/---
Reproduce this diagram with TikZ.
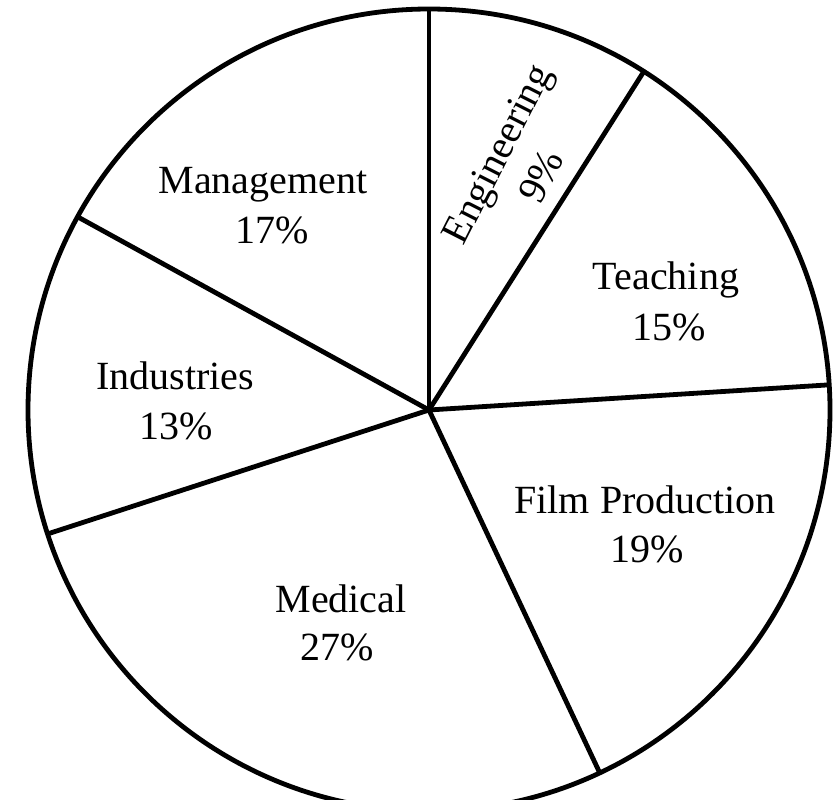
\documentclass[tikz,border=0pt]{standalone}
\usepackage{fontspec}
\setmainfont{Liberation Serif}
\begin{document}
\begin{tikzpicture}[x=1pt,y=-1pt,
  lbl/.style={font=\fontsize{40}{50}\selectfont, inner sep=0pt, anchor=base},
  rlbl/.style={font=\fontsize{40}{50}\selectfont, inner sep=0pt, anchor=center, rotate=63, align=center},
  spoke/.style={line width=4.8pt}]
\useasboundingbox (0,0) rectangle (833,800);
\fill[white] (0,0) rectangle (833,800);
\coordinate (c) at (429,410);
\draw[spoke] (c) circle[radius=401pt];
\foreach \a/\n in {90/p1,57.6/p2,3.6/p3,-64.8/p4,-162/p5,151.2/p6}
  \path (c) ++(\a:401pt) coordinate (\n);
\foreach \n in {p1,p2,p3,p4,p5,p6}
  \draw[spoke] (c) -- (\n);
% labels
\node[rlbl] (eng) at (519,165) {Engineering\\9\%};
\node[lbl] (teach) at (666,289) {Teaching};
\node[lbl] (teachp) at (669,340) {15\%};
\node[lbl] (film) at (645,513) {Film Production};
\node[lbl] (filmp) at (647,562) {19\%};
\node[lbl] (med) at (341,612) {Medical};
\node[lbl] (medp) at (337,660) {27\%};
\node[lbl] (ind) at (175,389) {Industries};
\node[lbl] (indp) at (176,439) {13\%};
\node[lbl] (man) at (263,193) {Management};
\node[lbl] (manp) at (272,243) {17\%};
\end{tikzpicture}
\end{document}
\---
PROBLEM REQUIREMENTS
Repeat the data exactly, without the pictures.

WRITTEN RESPONSE
Reproduce this diagram with TikZ.
\documentclass[tikz,border=0pt]{standalone}
\usepackage{fontspec}
\setmainfont{Liberation Serif}
\begin{document}
\begin{tikzpicture}[x=1pt,y=-1pt,
  lbl/.style={font=\fontsize{40}{50}\selectfont, inner sep=0pt, anchor=base},
  rlbl/.style={font=\fontsize{40}{50}\selectfont, inner sep=0pt, anchor=center, rotate=63, align=center},
  spoke/.style={line width=4.8pt}]
\useasboundingbox (0,0) rectangle (833,800);
\fill[white] (0,0) rectangle (833,800);
\coordinate (c) at (429,410);
\draw[spoke] (c) circle[radius=401pt];
\foreach \a/\n in {90/p1,57.6/p2,3.6/p3,-64.8/p4,-162/p5,151.2/p6}
  \path (c) ++(\a:401pt) coordinate (\n);
\foreach \n in {p1,p2,p3,p4,p5,p6}
  \draw[spoke] (c) -- (\n);
% labels
\node[rlbl] (eng) at (519,165) {Engineering\\9\%};
\node[lbl] (teach) at (666,289) {Teaching};
\node[lbl] (teachp) at (669,340) {15\%};
\node[lbl] (film) at (645,513) {Film Production};
\node[lbl] (filmp) at (647,562) {19\%};
\node[lbl] (med) at (341,612) {Medical};
\node[lbl] (medp) at (337,660) {27\%};
\node[lbl] (ind) at (175,389) {Industries};
\node[lbl] (indp) at (176,439) {13\%};
\node[lbl] (man) at (263,193) {Management};
\node[lbl] (manp) at (272,243) {17\%};
\end{tikzpicture}
\end{document}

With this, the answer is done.